Lice tabelasını görmenizle bu cümleyi duymanız neredeyse bir olur.
Lice’ye bırakılırsınız... Ve Lice’de bıraktıklarınızla buluşursunuz…
Mesela, gencecik bir işçi olan, inandığı saygı duyduğu Mahsun Korkmaz heykelini savunurken öldürülen Mehdi’nin, geçen yıl yitirdiğimiz Medeni’nin annesiyle…
Lice’nin etrafımızda pervane olan çocuklarıyla...
Bu kadar mı?
Bir de Lice’den daha fazlasıyla buluşursunuz..
Komünist dediğimizde İGD’yi hatırlayıp, çocukluğunda katıldığı ilk eylemin Lice’nin tarihindeki ilk büyük yürüyüş olduğunu, yürüyüşün ucunu göremediğini bize hatırlatan,
Lice’nin ilk fabrikasının o zamanın komünistlerinin örgütlediği, kadınların nişan yüzüklerini çıkarıp vererek kurdukları kooperatif ile kurulan salça fabrikası olduğunu anlatan,
"Tarık Ziya Ekinci var, siz bilirsiniz, Bizim Lice’lidir o da" diyen ağabeylerimizle mesela…
"Süreç heval" diyenlerle buluştuk mesela.

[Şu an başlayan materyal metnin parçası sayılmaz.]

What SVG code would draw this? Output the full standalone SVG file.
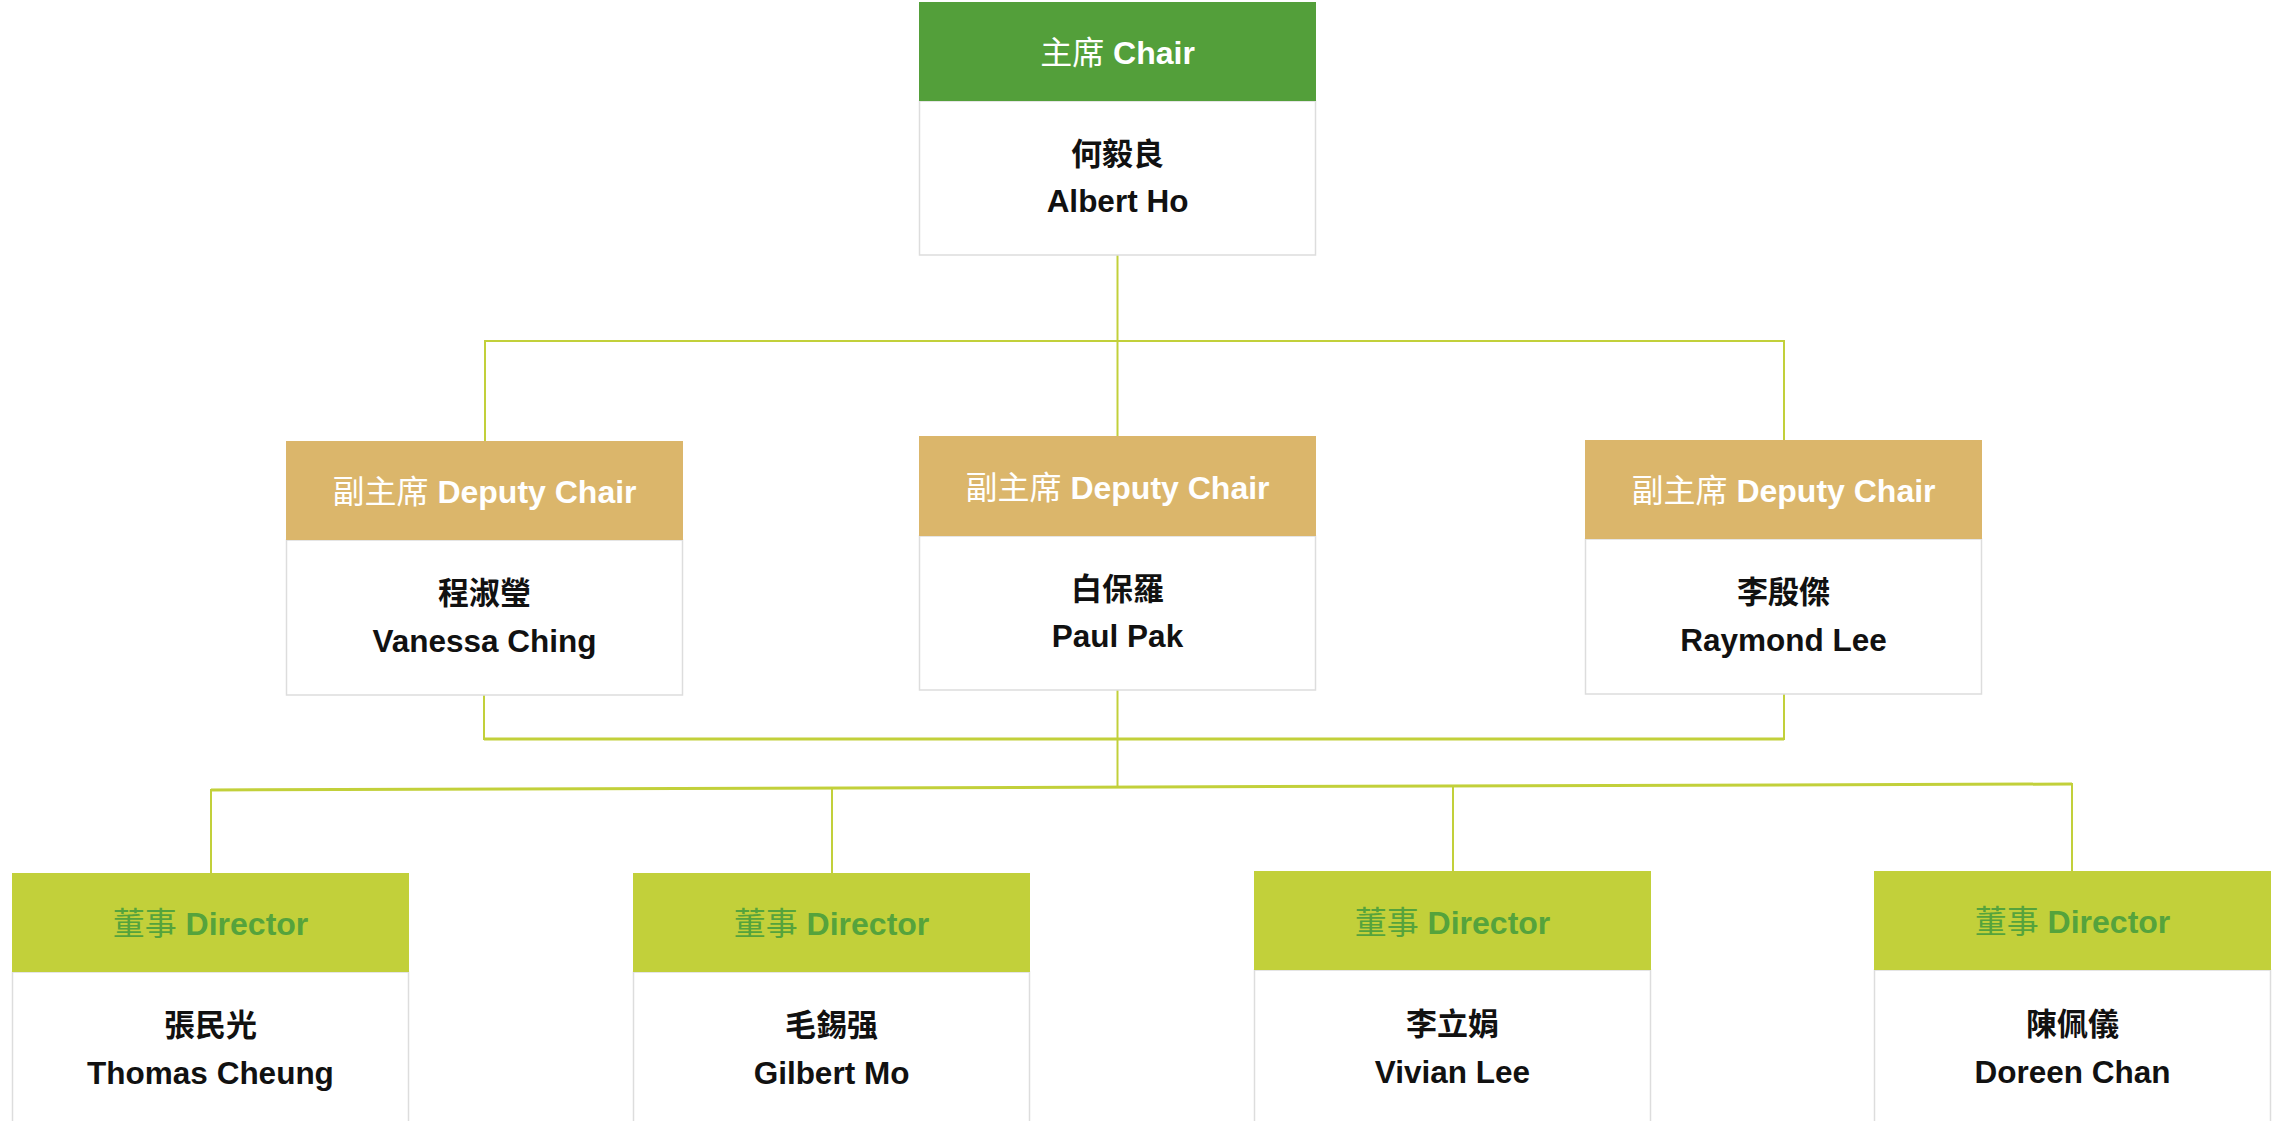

Ama süreç var süreç var. Bir kez daha gördük, dinledik.
"Süreç heval, böyle gitmez. AKP’den barış gelmez."
"Ne sürecidir bu ki, sağlık ocağımız yok, kalekolumuz var."

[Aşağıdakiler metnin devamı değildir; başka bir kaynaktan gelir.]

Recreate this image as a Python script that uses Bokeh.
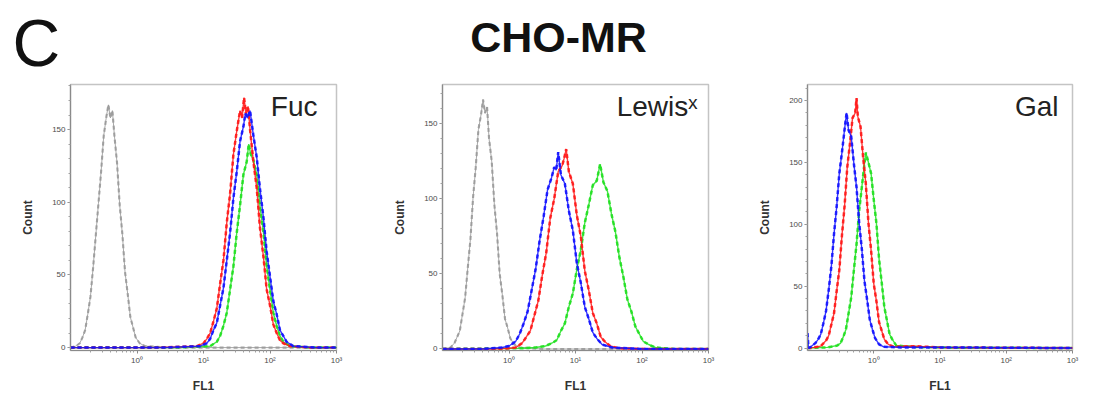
from bokeh.plotting import figure
from bokeh.models import Range1d, Label, FixedTicker, SingleIntervalTicker
from bokeh.layouts import column, row
from bokeh.embed import file_html
from bokeh.resources import INLINE

# ---------------- data (log10 FL1 position, event count) ----------------
FUC_GRAY_LOG = [-1.0, -0.92, -0.86, -0.82, -0.78, -0.74, -0.70, -0.66, -0.62, -0.58, -0.54, -0.50, -0.46, -0.43, -0.40, -0.37, -0.34, -0.30, -0.26, -0.22, -0.18, -0.14, -0.10, -0.06, -0.02, 0.04, 0.12, 0.5, 1.2, 3.0]
FUC_GRAY_COUNT = [0, 1, 3, 7, 12, 23, 35, 55, 77, 99, 121, 146, 159, 167, 158, 163, 146, 127, 98, 78, 52, 37, 21, 14, 7, 3, 1, 0, 0, 0]
FUC_RED_LOG = [-1.0, 0.3, 0.9, 1.0, 1.05, 1.1, 1.15, 1.2, 1.25, 1.3, 1.35, 1.4, 1.45, 1.5, 1.55, 1.58, 1.61, 1.64, 1.67, 1.7, 1.75, 1.8, 1.85, 1.9, 1.95, 2.0, 2.05, 2.1, 2.15, 2.2, 2.3, 2.6, 3.0]
FUC_RED_COUNT = [0, 0, 1, 3, 6, 10, 18, 27, 44, 60, 86, 106, 133, 149, 163, 158, 172, 160, 166, 150, 128, 110, 82, 63, 40, 29, 16, 10, 5, 3, 1, 0, 0]
FUC_BLUE_LOG = [-1.0, 0.4, 0.95, 1.05, 1.1, 1.15, 1.2, 1.25, 1.3, 1.35, 1.4, 1.45, 1.5, 1.55, 1.6, 1.63, 1.66, 1.7, 1.75, 1.8, 1.85, 1.9, 1.95, 2.0, 2.05, 2.1, 2.15, 2.2, 2.25, 2.35, 2.7, 3.0]
FUC_BLUE_COUNT = [0, 0, 1, 3, 6, 12, 17, 29, 41, 60, 79, 103, 121, 142, 152, 161, 158, 163, 146, 131, 109, 90, 66, 49, 32, 23, 12, 8, 4, 1, 0, 0]
FUC_GREEN_LOG = [-1.0, 0.6, 1.1, 1.2, 1.25, 1.3, 1.35, 1.4, 1.45, 1.5, 1.55, 1.6, 1.65, 1.68, 1.71, 1.75, 1.8, 1.85, 1.9, 1.95, 2.0, 2.05, 2.1, 2.15, 2.2, 2.3, 2.6, 3.0]
FUC_GREEN_COUNT = [0, 0, 1, 4, 8, 15, 24, 40, 56, 79, 98, 119, 128, 140, 133, 129, 119, 97, 80, 56, 40, 24, 15, 8, 4, 1, 0, 0]

LEWIS_GRAY_LOG = [-1.0, -0.88, -0.82, -0.78, -0.74, -0.70, -0.66, -0.62, -0.58, -0.54, -0.50, -0.46, -0.42, -0.39, -0.36, -0.33, -0.30, -0.26, -0.22, -0.18, -0.14, -0.10, -0.06, -0.02, 0.02, 0.08, 0.16, 0.5, 1.5, 3.0]
LEWIS_GRAY_COUNT = [0, 1, 4, 8, 12, 23, 34, 54, 73, 101, 121, 146, 156, 166, 157, 161, 140, 125, 96, 77, 50, 36, 20, 14, 7, 3, 1, 0, 0, 0]
LEWIS_BLUE_LOG = [-1.0, -0.4, -0.1, 0.0, 0.1, 0.16, 0.22, 0.28, 0.34, 0.40, 0.46, 0.52, 0.58, 0.64, 0.68, 0.71, 0.74, 0.78, 0.84, 0.90, 0.96, 1.02, 1.08, 1.14, 1.20, 1.26, 1.32, 1.40, 1.55, 2.0, 3.0]
LEWIS_BLUE_COUNT = [0, 0, 1, 2, 5, 10, 17, 25, 39, 53, 72, 88, 106, 114, 121, 119, 131, 116, 110, 92, 79, 57, 44, 28, 20, 11, 7, 3, 1, 0, 0]
LEWIS_RED_LOG = [-1.0, -0.3, 0.0, 0.1, 0.2, 0.26, 0.32, 0.38, 0.44, 0.50, 0.56, 0.62, 0.68, 0.74, 0.80, 0.83, 0.86, 0.90, 0.96, 1.02, 1.08, 1.14, 1.20, 1.26, 1.32, 1.38, 1.44, 1.52, 1.65, 2.1, 3.0]
LEWIS_RED_COUNT = [0, 0, 0.5, 1, 4, 8, 12, 22, 32, 49, 64, 87, 100, 118, 122, 127, 133, 118, 110, 89, 75, 52, 39, 24, 17, 8, 5, 2, 0.5, 0, 0]
LEWIS_GREEN_LOG = [-1.0, 0.2, 0.4, 0.55, 0.65, 0.72, 0.78, 0.84, 0.90, 0.96, 1.02, 1.08, 1.14, 1.20, 1.26, 1.32, 1.37, 1.42, 1.48, 1.54, 1.60, 1.66, 1.72, 1.78, 1.84, 1.90, 1.96, 2.02, 2.10, 2.20, 2.5, 3.0]
LEWIS_GREEN_COUNT = [0, 0.5, 1, 2, 4, 6, 12, 17, 28, 37, 53, 66, 84, 96, 109, 112, 123, 111, 105, 90, 78, 61, 48, 33, 25, 15, 10, 5, 3, 1, 0, 0]

GAL_BLUE_LOG = [-1.0, -0.985, -0.95, -0.88, -0.84, -0.80, -0.76, -0.72, -0.68, -0.64, -0.60, -0.56, -0.52, -0.48, -0.44, -0.41, -0.38, -0.34, -0.30, -0.26, -0.22, -0.18, -0.14, -0.10, -0.06, -0.02, 0.02, 0.08, 0.15, 0.4, 1.0, 3.0]
GAL_BLUE_COUNT = [12, 0, 1, 4, 7, 11, 20, 30, 47, 66, 92, 114, 141, 158, 177, 190, 176, 171, 149, 130, 101, 80, 54, 39, 23, 15, 8, 3, 1, 0.5, 0.5, 0]
GAL_RED_LOG = [-1.0, -0.9, -0.80, -0.72, -0.68, -0.64, -0.60, -0.56, -0.52, -0.48, -0.44, -0.40, -0.36, -0.32, -0.28, -0.26, -0.24, -0.20, -0.16, -0.12, -0.08, -0.04, 0.0, 0.04, 0.08, 0.12, 0.16, 0.22, 0.30, 0.6, 1.0, 3.0]
GAL_RED_COUNT = [0, 0.5, 1.5, 6, 10, 19, 28, 46, 63, 91, 115, 146, 165, 186, 190, 202, 187, 179, 154, 133, 101, 79, 52, 38, 21, 14, 7, 3, 1, 1.5, 0.5, 0]
GAL_GREEN_LOG = [-1.0, -0.7, -0.55, -0.50, -0.46, -0.42, -0.38, -0.34, -0.30, -0.26, -0.22, -0.18, -0.14, -0.12, -0.08, -0.04, 0.0, 0.04, 0.08, 0.12, 0.16, 0.20, 0.24, 0.28, 0.34, 0.45, 0.6, 1.2, 3.0]
GAL_GREEN_COUNT = [0, 0.5, 2, 4, 9, 15, 28, 41, 63, 84, 111, 130, 149, 158, 150, 141, 120, 101, 72, 53, 33, 22, 11, 7, 2, 1.5, 0.8, 0.3, 0]

PANEL_LABELS = ["Fuc", "Lewis\u02e3", "Gal"]
X_TICKS = [1, 10, 100, 1000]
X_TICK_LABELS = ["10\u2070", "10\u00b9", "10\u00b2", "10\u00b3"]
TITLE = "CHO-MR"
PANEL_LETTER = "C"

COLORS = {"gray": "#9a9a9a", "red": "#ff1a1a", "green": "#22e022", "blue": "#1414ff"}
FONT = "Liberation Sans"

x_minor = [m * 10.0 ** e for e in (-1, 0, 1, 2) for m in range(2, 10)]

HEADER_H = 78
PANEL_H = 318


def make_panel(width, left, right, y_start, y_end, label, label_dx, curves):
    p = figure(width=width, height=PANEL_H, x_axis_type="log",
               x_range=Range1d(0.1, 1000), y_range=Range1d(y_start, y_end),
               output_backend="svg", toolbar_location=None,
               min_border_left=left, min_border_right=right,
               min_border_top=6, min_border_bottom=46)
    p.xgrid.visible = False
    p.ygrid.visible = False
    p.background_fill_color = "white"
    p.border_fill_color = "white"
    p.outline_line_color = "#c4c4c4"
    p.outline_line_width = 1.5

    p.xaxis.ticker = FixedTicker(ticks=X_TICKS, minor_ticks=x_minor)
    p.xaxis.major_label_overrides = {t: s for t, s in zip(X_TICKS, X_TICK_LABELS)}
    p.yaxis.ticker = SingleIntervalTicker(interval=50, num_minor_ticks=5)
    for ax in (p.xaxis[0], p.yaxis[0]):
        ax.axis_line_color = "#8a8a8a"
        ax.axis_line_width = 1.2
        ax.major_tick_line_color = "#8a8a8a"
        ax.minor_tick_line_color = "#a0a0a0"
        ax.major_tick_out = 3
        ax.major_tick_in = 0
        ax.minor_tick_out = 2
        ax.minor_tick_in = 0
        ax.major_label_text_font = FONT
        ax.major_label_text_font_size = "8px"
        ax.major_label_text_color = "#4a4a4a"
        ax.major_label_standoff = 2
        ax.axis_label_text_font = FONT
        ax.axis_label_text_font_size = "12px"
        ax.axis_label_text_font_style = "bold"
        ax.axis_label_text_color = "#333333"
    p.xaxis.axis_label = "FL1"
    p.xaxis.axis_label_standoff = 11
    p.yaxis.axis_label = "Count"
    p.yaxis.axis_label_standoff = 14

    for logs, counts, color in curves:
        xs = [10.0 ** v for v in logs]
        w = 1.0 if color == "gray" else 1.4
        p.line(xs, counts, line_color=COLORS[color], line_width=w, line_alpha=0.85)
        p.line(xs, counts, line_color=COLORS[color], line_width=w + 1.1,
               line_dash="4 3", line_alpha=0.9)

    p.add_layout(Label(x=1000, y=y_end, x_offset=label_dx, y_offset=-22, text=label,
                       text_align="right", text_baseline="alphabetic",
                       text_font=FONT, text_font_size="28px", text_color="#222222"))
    return p


p1 = make_panel(390, 70, 54, -2, 181, PANEL_LABELS[0], -19, [
    (FUC_GRAY_LOG, FUC_GRAY_COUNT, "gray"),
    (FUC_GREEN_LOG, FUC_GREEN_COUNT, "green"),
    (FUC_RED_LOG, FUC_RED_COUNT, "red"),
    (FUC_BLUE_LOG, FUC_BLUE_COUNT, "blue"),
])
p2 = make_panel(360, 52, 42, -1, 176, PANEL_LABELS[1], -11, [
    (LEWIS_GRAY_LOG, LEWIS_GRAY_COUNT, "gray"),
    (LEWIS_GREEN_LOG, LEWIS_GREEN_COUNT, "green"),
    (LEWIS_RED_LOG, LEWIS_RED_COUNT, "red"),
    (LEWIS_BLUE_LOG, LEWIS_BLUE_COUNT, "blue"),
])
p3 = make_panel(340, 57, 18, -2, 213, PANEL_LABELS[2], -14, [
    (GAL_GREEN_LOG, GAL_GREEN_COUNT, "green"),
    (GAL_RED_LOG, GAL_RED_COUNT, "red"),
    (GAL_BLUE_LOG, GAL_BLUE_COUNT, "blue"),
])

header = figure(width=1090, height=HEADER_H, x_range=Range1d(0, 1090), y_range=Range1d(0, HEADER_H),
                x_axis_location=None, y_axis_location=None, min_border=0,
                output_backend="svg", toolbar_location=None)
header.xgrid.visible = False
header.ygrid.visible = False
header.outline_line_color = None
header.add_layout(Label(x=12, y=36, text=PANEL_LETTER, text_font=FONT,
                        text_font_size="66px", text_color="#111111",
                        text_baseline="alphabetic"))
header.add_layout(Label(x=558, y=42, text=TITLE, text_font=FONT,
                        text_font_size="43px", text_font_style="bold",
                        text_color="#111111", text_align="center",
                        text_baseline="alphabetic"))

layout = column(header, row(p1, p2, p3))
open("out.html", "w").write(file_html(layout, INLINE))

"Burası Lice" diyenlerle buluştuk.
Yaşadığı yeri, onu sömürenler kadar iyi tanıyan, Lice’nin yeraltı, altın ve bakır rezervlerini o bölgelerdeki her türlü ticari girişimleri kaygıyla ama dikkatle takip eden, fındık toplamaya giden hemşerilerinin sorunlarını anlatamadan edemeyen gençler mesela.
Bir daha ne zaman gelirsiniz diyenlerle uğurlandık…
"Komutanım Diyarbakır’a gidiyorlarmış geçsinler mi?"
"Geçsinler ama buradan değil, işte şuradaki yoldan, valilik kararı ile bu yoldan geçmek yasak!"